There is a striking verse in Parshat Naso, which serves to shed light upon this present-day problem: “But to the sons of Kehat [Moshe] gave none [of the offerings], because the sacred service belonged to them—they carried it on their shoulders.”

The Bnei Kehat, who were assigned to move the Tabernacle from place to place in the wilderness, did not seek to lighten their burden by transporting the vessels of the Mishkan on wagons. They preferred to carry them on their shoulders. It was thus that their particular contribution is considered highly sacred.

The story is told of a young man, who decided to present his parents with a Sefer Torah, on the occasion of their golden anniversary. Upon entering a store to inquire of the cost of such a holy scroll, he was amazed to learn of its high price. The aged proprietor patiently explained that the sacred scroll is hand-written by special scribes who devote their lives to the writing of scriptures. He described the special ink used, the quill and the parchment.

“What a backward people we are,” the young man cried in disgust. “Do you mean to say that in this modern day and age with printing presses and modern methods we are still writing with feather on parchment?”

That young man failed to recognize that millions of printed Bibles cannot compare to our holy scrolls. In each scroll is a portion of a Jewish heart and soul, a measure of the love and devotion of a holy man whose work is sacred.

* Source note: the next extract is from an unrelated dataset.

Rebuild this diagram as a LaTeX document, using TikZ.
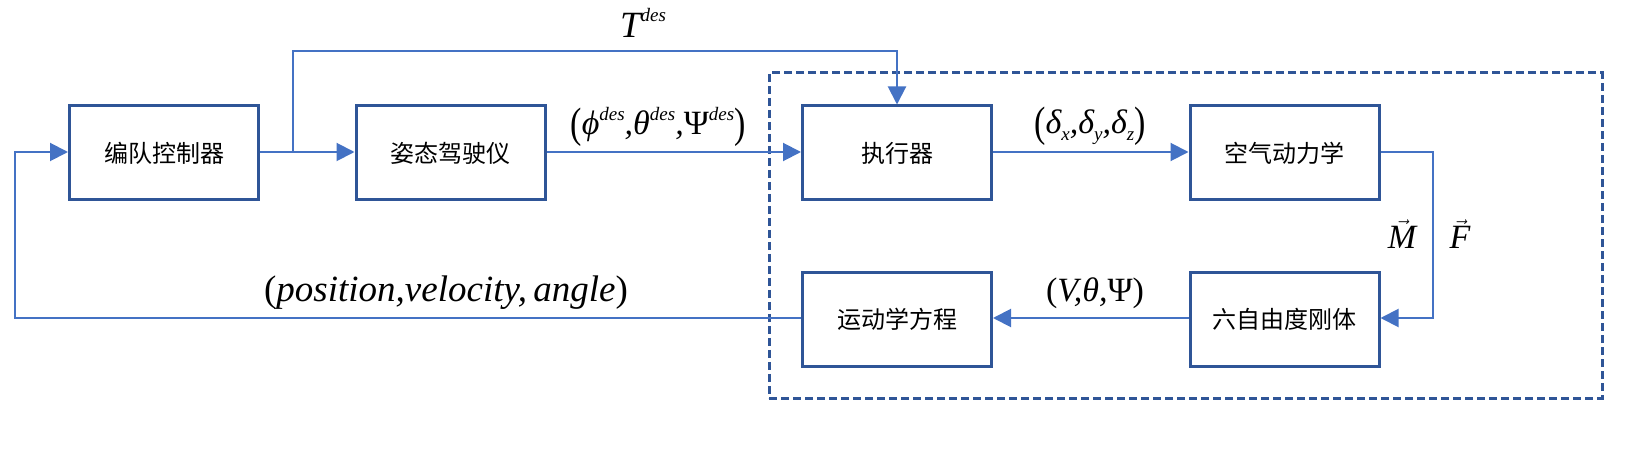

How often in our long history has someone plunged into flames to save the sacred scrolls of the Lord? Is there one recorded instance of a Jew endangering his life to save printed bibles?

It is this personal element of holiness and consecration that renders the Sefer Torah so divinely sacred.

It is noteworthy that those Jews, who observe the Sabbath, kashrut, and the laws of family purity, are usually not the ones who complain about the difficulties of observing Judaism in our day. It is more often those people who do not observe the laws and traditions and do not provide their children with a Jewish education who complain continuously of the supposedly insurmountable obstacles to religion that modern living presents.

The true Jew remembers the Talmudic passage: “Each of us carries a burden through life. Fortunate is he whose burden is the Torah.”

Rabbi Martin Applebaum

Rabbi Applebaum is rabbi of Beth El Jacob Synagogue in Des Moines, Iowa.